Felix offered an explanation for the delay. He said the whole thing got held up by the pension reform talks with the public sector unions. “As we all know,” Felix told the House, “government and unions negotiated a pension agreement at that time that addressed a huge financial problem that we had with the unfunded pension plan. …given that judges' pensions are also part of the tribunal's considerations, it was prudent to have those pension discussions and agreements out of the way before we commenced the review of the judges' benefits because pensions will be a part of the review as well.”
That seems rather odd. Felix gave a lengthy chat at the front end of his speech about the importance of having the judges independent of government as much as possible. Then Felix explained that they weren’t independent. The judges had their pensions sorted out by government and the public sector unions. It’s not clear what the tribunal can now decide since the pensions scheme has been sorted out already.

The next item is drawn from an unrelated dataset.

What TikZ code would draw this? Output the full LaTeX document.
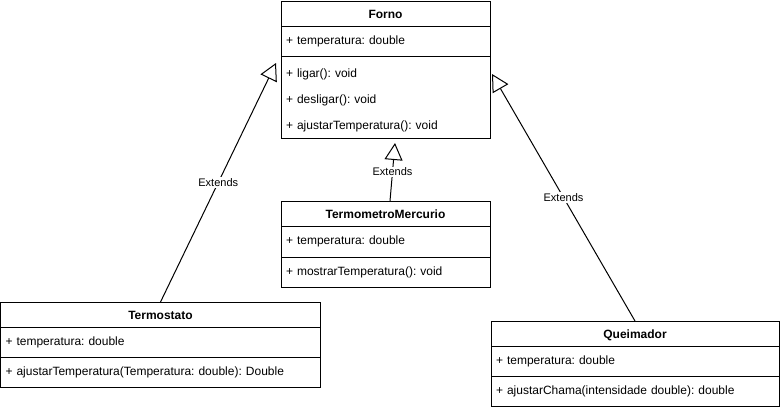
\documentclass[tikz,border=0pt]{standalone}
\usepackage{fontspec}
\setmainfont{Liberation Sans}
\frenchspacing
\usetikzlibrary{arrows.meta}
\usetikzlibrary{positioning}
\tikzstyle{classname} = [rectangle, draw=black, line width=1pt, fill=white, inner sep=0pt, outer sep=0pt, minimum height=25pt, text height=9pt, text depth=0pt, font=\bfseries\fontsize{12pt}{14pt}\selectfont]
\tikzstyle{classpart} = [rectangle, draw=black, line width=1pt, fill=white, inner xsep=5pt, inner ysep=0pt, outer sep=0pt, align=left, minimum height=30pt, font=\fontsize{12pt}{26pt}\selectfont]
\tikzstyle{extends} = [line width=1pt, -{Triangle[open, length=17pt, width=18pt]}]
\tikzstyle{extlabel} = [fill=white, inner sep=1pt, font=\fontsize{11pt}{13pt}\selectfont]

\begin{document}
\begin{tikzpicture}[x=1pt, y=-1pt, node distance=0pt]

    \useasboundingbox (0,0) rectangle (781,410);

    % Forno
    \node (forno) [classname, minimum width=209pt] at (385.5, 13.5) {Forno};
    \node (forno-attr) [classpart, text width=199pt, below=of forno] {+ temperatura: double};
    \node (forno-ops) [classpart, text width=199pt, minimum height=82pt, below=of forno-attr]
        {\rule{0pt}{15pt}+ ligar(): void\\+ desligar(): void\\+ ajustarTemperatura(): void};

    % TermometroMercurio
    \node (termometro) [classname, minimum width=209pt] at (385.5, 213.5) {TermometroMercurio};
    \node (termometro-attr) [classpart, text width=199pt, minimum height=31pt, below=of termometro] {+ temperatura: double};
    \node (termometro-ops) [classpart, text width=199pt, below=of termometro-attr] {+ mostrarTemperatura(): void};

    % Termostato
    \node (termostato) [classname, minimum width=320pt] at (160.5, 314.5) {Termostato};
    \node (termostato-attr) [classpart, text width=310pt, below=of termostato] {+ temperatura: double};
    \node (termostato-ops) [classpart, text width=310pt, below=of termostato-attr] {+ ajustarTemperatura(Temperatura: double): Double};

    % Queimador
    \node (queimador) [classname, minimum width=288pt] at (635, 333.5) {Queimador};
    \node (queimador-attr) [classpart, text width=278pt, below=of queimador] {+ temperatura: double};
    \node (queimador-ops) [classpart, text width=278pt, below=of queimador-attr] {+ ajustarChama(intensidade double): double};

    % heranca
    \coordinate (forno-left) at (276, 63);
    \coordinate (forno-right) at (492, 74);
    \coordinate (forno-bottom) at (395, 143);
    \coordinate (termometro-top) at (390, 201);

    \draw [extends] (termostato.north) -- node [extlabel] (ext1) {Extends} (forno-left);
    \draw [extends] (termometro-top) -- node [extlabel] (ext2) {Extends} (forno-bottom);
    \draw [extends] (queimador.north) -- node [extlabel] (ext3) {Extends} (forno-right);

\end{tikzpicture}
\end{document}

If Felix and his friends were actually concerned about judicial independence, they’d have gotten this whole thing sorted out long before now. The judges’ tribunal could have carried on its business since – by definition – their salary and benefits are supposed to be set independently of things like what the public sector unions sort out for themselves.
Some of the sharper lot out there have likely already noticed that the date this panel was supposed to have reported was about the same time that the Conservatives sorted out their leadership mess last year. That’s more likely why - or a very big part of why – the judges’ pay tribunal has been so seriously delayed.
The other explanation Felix offered for the delay, namely that they had trouble getting people willing to sit on the panel, seems a real nose puller.
Just to give you a sense of just how shagged up this process is, note how Felix explained the amount of time to be covered by this panel’s report. The last panel was appointed in 2009 and got it’s report together in 2010. That “tribunal made recommendations to cover up to the 2012-2013 fiscal years, appointed in 2009, and it made recommendations on a compensation package to cover up to 2012-2013.”
Note the year: 2013. Felix’s explanation for the delay was all about 2014.
“Now as a result, Felix continued, “this tribunal we are talking about today will report, if this provision is passed, on December 31, 2015; they will make recommendations to retroactively cover 2013, 2014-2015 and part of 2015-2016. It will also cover 2016-2017.”
The amendment backdates the panel to September 2014 and the panel itself will issue a report that backdates salary and benefits to 2013. Prudent to delay because of the pension talks. Sure, Felix. And Bill 29 will improve public access as it restricts public access to information.
It’s hard to know sometimes, which is the more laughable: that Felix expects people to believe these whoppers given his track record of telling whoppers or that Paul Davis appointed Felix as Attorney General apparently believing people would believe the notorious whopper-teller as he tells whoppers on behalf of Paul.
Take this little tale as a sign of two things. First of all, it is yet more evidence that this is just one of a great many things that the current crowd have not been able to get done over the last couple of years with their assorted internal problems. Second of all, this is another one of a string of problems inside the justice department that a string of justice ministers, including Felix, haven’t been able to get a grip on. The provincial court has had all sorts of problems since the Conservatives appointed the current Chief Judge.